● **BRIEF**
Below are the records. Retype, exactly, the lines from the first through the line with "const font = 'Liberation Serif';", and leave out the pictures.

● **Entries with chart source code**
____________

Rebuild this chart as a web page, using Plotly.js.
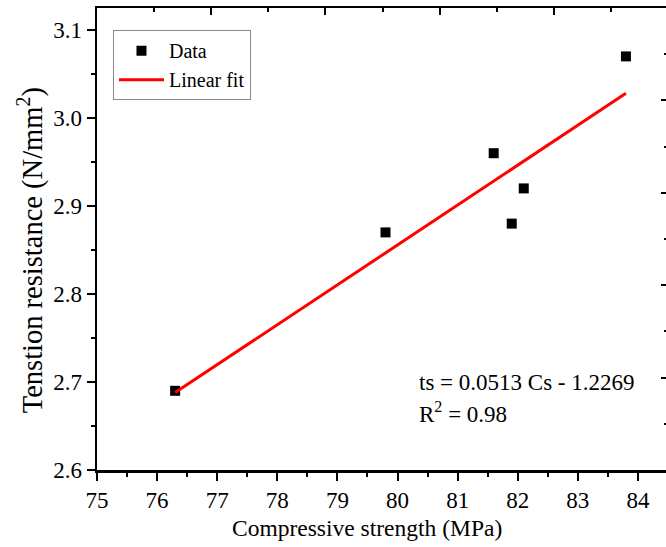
<!DOCTYPE html>
<html>
<head>
<meta charset="utf-8">
<script src="https://cdn.plot.ly/plotly-3.0.1.min.js"></script>
<style>
html,body{margin:0;padding:0;overflow:hidden;background:#fff;width:666px;height:547px;}
#chart{width:672px;height:547px;}
</style>
</head>
<body>
<div id="chart"></div>
<script>
// Data
const compStrength = [76.3, 79.8, 81.6, 81.9, 82.1, 83.8];
const tensionRes   = [2.69, 2.87, 2.96, 2.88, 2.92, 3.07];
// Linear fit line endpoints as drawn
const fitX = [76.3, 83.8];
const fitY = [2.688, 3.028];
const eqText = 'ts = 0.0513 Cs - 1.2269';
const r2Text = 'R<sup>2</sup> = 0.98';
const xTitle = 'Compressive strength (MPa)';
const yTitle = 'Tenstion resistance (N/mm<sup>2</sup>)';

const font = 'Liberation Serif';

const traces = [
  {x: compStrength, y: tensionRes, type: 'scatter', mode: 'markers', name: 'Data',
   marker: {symbol: 'square', size: 10, color: '#000'}},
  {x: fitX, y: fitY, type: 'scatter', mode: 'lines', name: 'Linear fit',
   line: {color: '#ff0000', width: 3}},
  {x: [], y: [], xaxis: 'x2', yaxis: 'y2', type: 'scatter', mode: 'markers', showlegend: false, hoverinfo: 'skip'}
];

const layout = {
  width: 672, height: 547,
  margin: {l: 97, r: 4, t: 8, b: 77},
  paper_bgcolor: '#fff', plot_bgcolor: '#fff',
  font: {family: font, size: 22, color: '#000'},
  showlegend: true,
  legend: {x: 0.028, y: 0.952, xanchor: 'left', yanchor: 'top', itemwidth: 45,
           bordercolor: '#888', borderwidth: 1, bgcolor: '#fff',
           font: {family: font, size: 20, color: '#000'}},
  xaxis: {range: [75, 84.5], dtick: 1, tick0: 75, showgrid: false, zeroline: false,
          showline: true, linecolor: '#000', linewidth: 2.5,
          ticks: 'outside', ticklen: 8, tickwidth: 2, tickcolor: '#000',
          minor: {dtick: 0.5, ticks: 'outside', ticklen: 4, tickwidth: 2, tickcolor: '#000', showgrid: false},
          tickfont: {family: font, size: 23},
          automargin: false},
  yaxis: {range: [2.6, 3.125], dtick: 0.1, tick0: 2.6, tickformat: '.1f', showgrid: false, zeroline: false,
          showline: true, linecolor: '#000', linewidth: 2.5,
          ticks: 'outside', ticklen: 8, tickwidth: 2, tickcolor: '#000',
          minor: {dtick: 0.05, ticks: 'outside', ticklen: 4, tickwidth: 2, tickcolor: '#000', showgrid: false},
          tickfont: {family: font, size: 23},
          automargin: false},
  xaxis2: {overlaying: 'x', side: 'top', range: [0, 10], dtick: 2, tick0: 0, showgrid: false, zeroline: false,
           showline: true, linecolor: '#000', linewidth: 2.5, showticklabels: false,
           ticks: 'inside', ticklen: 7, tickwidth: 2, tickcolor: '#000',
           minor: {dtick: 1, ticks: 'inside', ticklen: 4, tickwidth: 2, tickcolor: '#000', showgrid: false}},
  yaxis2: {overlaying: 'y', side: 'right', range: [0, 10], dtick: 2, tick0: 0, showgrid: false, zeroline: false,
           showline: true, linecolor: '#bbb', linewidth: 1, showticklabels: false,
           ticks: 'inside', ticklen: 7, tickwidth: 2, tickcolor: '#000',
           minor: {dtick: 1, ticks: 'inside', ticklen: 4, tickwidth: 2, tickcolor: '#000', showgrid: false}},
  annotations: [
    {x: 80.32, y: 2.699, xref: 'x', yref: 'y', text: eqText, showarrow: false, xanchor: 'left', yanchor: 'middle',
     font: {family: font, size: 23}},
    {x: 80.32, y: 2.665, xref: 'x', yref: 'y', text: r2Text, showarrow: false, xanchor: 'left', yanchor: 'middle',
     font: {family: font, size: 23}},
    {x: 0.473, y: -0.126, xref: 'paper', yref: 'paper', text: xTitle, showarrow: false,
     xanchor: 'center', yanchor: 'middle', font: {family: font, size: 23.5}},
    {x: -0.117, y: 0.476, xref: 'paper', yref: 'paper', text: yTitle, showarrow: false, textangle: -90,
     xanchor: 'center', yanchor: 'middle', font: {family: font, size: 28.5}}
  ]
};

Plotly.newPlot('chart', traces, layout, {displayModeBar: false, staticPlot: true});
</script>
</body>
</html>
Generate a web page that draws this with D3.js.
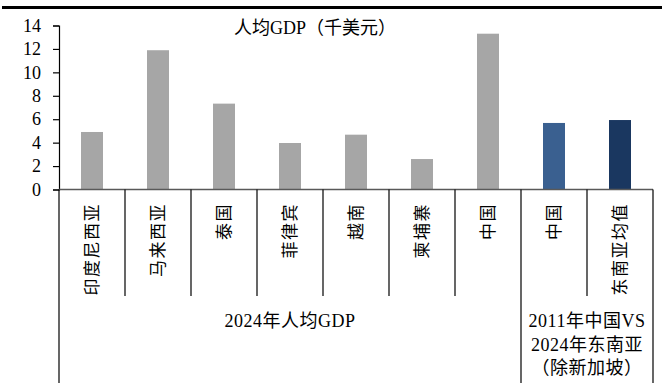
<!DOCTYPE html>
<html>
<head>
<meta charset="utf-8">
<script src="https://cdn.jsdelivr.net/npm/d3@7"></script>
<style>
  html, body { margin: 0; padding: 0; background: #fff; }
  svg { display: block; }
  text { font-family: "Liberation Serif", "Times New Roman", "Noto Sans CJK SC", serif; fill: #000; }
</style>
</head>
<body>
<svg id="chart" width="662" height="383"></svg>
<script>
// GDP per capita, thousand USD
const categories = ["印度尼西亚", "马来西亚", "泰国", "菲律宾", "越南", "柬埔寨", "中国", "中国", "东南亚均值"];
const values = [4.91, 11.89, 7.33, 3.97, 4.68, 2.60, 13.30, 5.68, 5.93];
const barColors = ["#a6a6a6", "#a6a6a6", "#a6a6a6", "#a6a6a6", "#a6a6a6", "#a6a6a6", "#a6a6a6", "#3a6090", "#1a3760"];
const yTicks = [0, 2, 4, 6, 8, 10, 12, 14];
const groupLabels = [["2024年人均GDP"], ["2011年中国VS", "2024年东南亚", "（除新加坡）"]];
const groupSpans = [[0, 7], [7, 9]];
const title = "人均GDP（千美元）";

const serif = "'Liberation Serif', 'Times New Roman', 'Noto Sans CJK SC', serif";
const svg = d3.select("#chart");
const plotLeft = 59, plotRight = 653, plotTop = 25.5, plotBase = 189.5;

const x = d3.scaleBand().domain(d3.range(categories.length)).range([plotLeft, plotRight]).padding(0);
const y = d3.scaleLinear().domain([0, 14]).range([plotBase, plotTop]);
const bw = x.bandwidth();

// header rule
svg.append("line").attr("x1", 2).attr("x2", 662).attr("y1", 7.5).attr("y2", 7.5)
  .attr("stroke", "#000").attr("stroke-width", 3);

// title
svg.append("text").attr("x", 234).attr("y", 28).attr("text-anchor", "start")
  .attr("dominant-baseline", "central").style("font-size", "18px").text(title);

// bars
svg.append("g").selectAll("rect").data(values).join("rect")
  .attr("x", (d, i) => x(i) + bw / 3)
  .attr("width", bw / 3)
  .attr("y", d => y(d))
  .attr("height", d => plotBase - y(d))
  .attr("fill", (d, i) => barColors[i]);

// y axis
const yAxis = d3.axisLeft(y).tickValues(yTicks).tickSize(6).tickPadding(12).tickFormat(d3.format("d"));
const gy = svg.append("g").attr("transform", `translate(${plotLeft},0)`).call(yAxis)
  .attr("font-family", serif).attr("font-size", 18);
gy.select(".domain").attr("stroke", "#000").attr("stroke-width", 1.2);
gy.selectAll(".tick line").attr("stroke", "#000").attr("stroke-width", 1.2);
gy.selectAll(".tick text").style("font-size", "18px")
  .style("font-family", serif).attr("fill", "#000");

// x axis baseline
svg.append("line").attr("x1", plotLeft).attr("x2", plotRight).attr("y1", plotBase).attr("y2", plotBase)
  .attr("stroke", "#595959").attr("stroke-width", 1.5);

// category dividers
const bounds = d3.range(categories.length + 1);
const groupEdges = new Set(groupSpans.flat());
svg.append("g").selectAll("line").data(bounds).join("line")
  .attr("x1", i => plotLeft + i * bw).attr("x2", i => plotLeft + i * bw)
  .attr("y1", plotBase).attr("y2", i => groupEdges.has(i) ? 383 : 296)
  .attr("stroke", "#000").attr("stroke-width", 1.2);

// category labels (rotated)
svg.append("g").selectAll("text").data(categories).join("text")
  .attr("transform", (d, i) => `translate(${x(i) + bw / 2},203) rotate(-90)`)
  .attr("text-anchor", "end")
  .attr("dominant-baseline", "central")
  .style("font-size", "17px")
  .style("letter-spacing", "1.5px")
  .text(d => d);

// group labels
groupSpans.forEach((span, gi) => {
  const cx = plotLeft + (span[0] + span[1]) / 2 * bw;
  groupLabels[gi].forEach((line, li) => {
    svg.append("text").attr("x", cx).attr("y", 321 + li * 23.5)
      .attr("text-anchor", "middle").attr("dominant-baseline", "central")
      .style("font-size", "18px").style("letter-spacing", "0.5px").text(line);
  });
});
</script>
</body>
</html>
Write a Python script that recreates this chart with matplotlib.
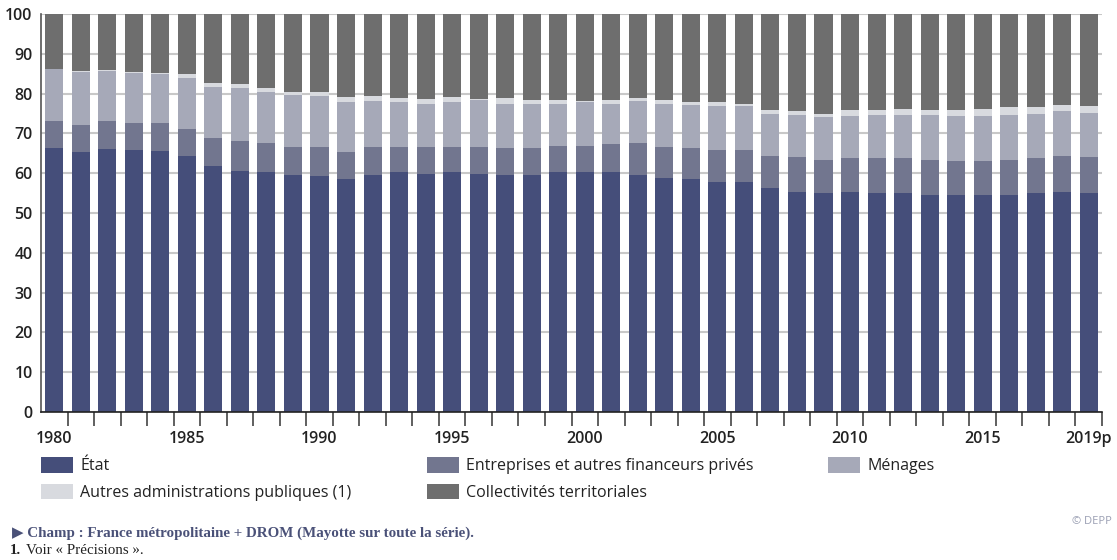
import numpy as np
import matplotlib
matplotlib.use("Agg")
import matplotlib.pyplot as plt
from matplotlib.patches import Patch

years = list(range(1980, 2020))
tick_years = [1980, 1985, 1990, 1995, 2000, 2005, 2010, 2015, 2019]
tick_labels = ["1980", "1985", "1990", "1995", "2000", "2005", "2010", "2015", "2019p"]

# shares of each financer, in %
etat = [66.3, 65.3, 66.2, 65.9, 65.6, 64.4, 61.8, 60.5, 60.2, 59.6,
        59.2, 58.6, 59.6, 60.2, 59.9, 60.2, 59.9, 59.6, 59.6, 60.2,
        60.2, 60.2, 59.6, 58.9, 58.6, 57.9, 57.9, 56.3, 55.3, 55.0,
        55.3, 55.0, 55.0, 54.4, 54.4, 54.6, 54.4, 55.0, 55.3, 55.0]
entreprises = [6.7, 6.8, 6.9, 6.7, 7.0, 6.7, 7.1, 7.7, 7.3, 7.0,
               7.4, 6.7, 7.0, 6.4, 6.7, 6.4, 6.7, 6.7, 6.7, 6.7,
               6.7, 7.1, 7.9, 7.7, 7.7, 8.0, 8.0, 8.1, 8.7, 8.3,
               8.4, 8.7, 8.7, 8.9, 8.6, 8.4, 8.9, 8.7, 9.1, 9.0]
menages = [13.1, 13.3, 12.6, 12.7, 12.3, 12.8, 12.8, 13.1, 12.9, 13.1,
           12.9, 12.5, 11.6, 11.2, 10.9, 11.2, 11.9, 11.2, 11.2, 10.6,
           10.9, 10.2, 10.7, 10.9, 10.9, 11.0, 11.0, 10.6, 10.6, 10.7,
           10.6, 10.9, 10.9, 11.3, 11.3, 11.3, 11.3, 11.3, 11.2, 11.2]
autres_apu = [0.2, 0.2, 0.2, 0.2, 0.3, 1.0, 1.0, 1.0, 0.9, 0.8,
              1.0, 1.3, 1.2, 1.0, 1.2, 1.3, 0.2, 1.3, 1.0, 1.0,
              0.4, 1.0, 0.6, 1.0, 0.6, 0.9, 0.6, 0.9, 1.0, 1.0,
              1.6, 1.3, 1.6, 1.3, 1.6, 1.9, 2.0, 1.6, 1.6, 1.6]
collectivites = [13.7, 14.4, 14.1, 14.5, 14.8, 15.1, 17.3, 17.7, 18.7, 19.5,
                 19.5, 20.9, 20.6, 21.2, 21.3, 20.9, 21.3, 21.2, 21.5, 21.5,
                 21.8, 21.5, 21.2, 21.5, 22.2, 22.2, 22.5, 24.1, 24.4, 25.0,
                 24.1, 24.1, 23.8, 24.1, 24.1, 23.8, 23.4, 23.4, 22.8, 23.2]

series = [
    ("État", etat, "#454e7a"),
    ("Entreprises et autres financeurs privés", entreprises, "#72768f"),
    ("Ménages", menages, "#a6a9b8"),
    ("Autres administrations publiques (1)", autres_apu, "#d8dadf"),
    ("Collectivités territoriales", collectivites, "#6e6e6e"),
]

plt.rcParams["font.family"] = ["Open Sans", "DejaVu Sans"]

fig = plt.figure(figsize=(11.17, 5.6), dpi=100)
ax = fig.add_axes([41 / 1117, 1 - 412 / 560, (1102 - 41) / 1117, (412 - 14) / 560])

x = np.arange(len(years))
bottom = np.zeros(len(years))
for label, vals, color in series:
    ax.bar(x, vals, width=0.68, bottom=bottom, color=color, label=label, zorder=2)
    bottom += np.array(vals)

ax.set_xlim(-0.5, len(years) - 0.5)
ax.set_ylim(0, 100)
ax.set_yticks(range(0, 101, 10))
ax.yaxis.grid(True, color="#c8c8c8", lw=1.5, zorder=0)
ax.set_axisbelow(True)

ax.set_xticks([years.index(y) for y in tick_years])
ax.set_xticklabels(tick_labels)
ax.set_xticks(x + 0.5, minor=True)
ax.tick_params(axis="x", which="major", length=0, pad=14, labelsize=11.5, labelcolor="#222222")
ax.tick_params(axis="x", which="minor", length=10, width=1.2, color="#444444")
ax.tick_params(axis="y", length=0, pad=6, labelsize=11.5, labelcolor="#222222")
for lab in ax.get_xticklabels() + ax.get_yticklabels():
    lab.set_fontweight("semibold")

for s in ["top", "right"]:
    ax.spines[s].set_visible(False)
ax.spines["left"].set_color("#555555")
ax.spines["left"].set_linewidth(1.2)
ax.spines["bottom"].set_color("#222222")
ax.spines["bottom"].set_linewidth(1.2)

# legend: rows État / Entreprises / Ménages, then Autres / Collectivités
h = {lab: Patch(facecolor=c) for lab, _, c in series}
order = ["État", "Autres administrations publiques (1)",
         "Entreprises et autres financeurs privés", "Collectivités territoriales",
         "Ménages"]
fig.legend([h[k] for k in order], order, ncol=3, frameon=False,
           loc="upper left", bbox_to_anchor=(30 / 1117, 1 - 446 / 560),
           fontsize=11.5, handlelength=2.0, handleheight=1.1,
           columnspacing=4.7, labelspacing=0.6, handletextpad=0.45,
           borderaxespad=0.3, labelcolor="#222222")

fig.text(12 / 1117, 1 - 533 / 560,
         "▶ Champ : France métropolitaine + DROM (Mayotte sur toute la série).",
         family=["Liberation Serif", "DejaVu Sans"], fontweight="bold",
         fontsize=10.8, color="#4a5178", va="center")
fig.text(10 / 1117, 1 - 550 / 560, "1.", family=["Liberation Serif"],
         fontweight="bold", fontsize=10.8, color="#222222", va="center")
fig.text(26 / 1117, 1 - 550 / 560, "Voir « Précisions ».", family=["Liberation Serif"],
         fontsize=10.8, color="#222222", va="center")
fig.text(1112 / 1117, 1 - 521 / 560, "© DEPP", fontsize=8, color="#9a9fb3",
         ha="right", va="center")

fig.savefig("out.png", dpi=100)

____________

● **THE REPLY**
Rebuild this chart as a web page, using Plotly.js.
<!DOCTYPE html>
<html>
<head>
<meta charset="utf-8">
<script src="https://cdn.plot.ly/plotly-3.0.1.min.js"></script>
<style>
html,body{margin:0;padding:0;overflow:hidden;background:#fff;width:666px;height:547px;}
#chart{width:672px;height:547px;}
</style>
</head>
<body>
<div id="chart"></div>
<script>
// Data
const compStrength = [76.3, 79.8, 81.6, 81.9, 82.1, 83.8];
const tensionRes   = [2.69, 2.87, 2.96, 2.88, 2.92, 3.07];
// Linear fit line endpoints as drawn
const fitX = [76.3, 83.8];
const fitY = [2.688, 3.028];
const eqText = 'ts = 0.0513 Cs - 1.2269';
const r2Text = 'R<sup>2</sup> = 0.98';
const xTitle = 'Compressive strength (MPa)';
const yTitle = 'Tenstion resistance (N/mm<sup>2</sup>)';

const font = 'Liberation Serif';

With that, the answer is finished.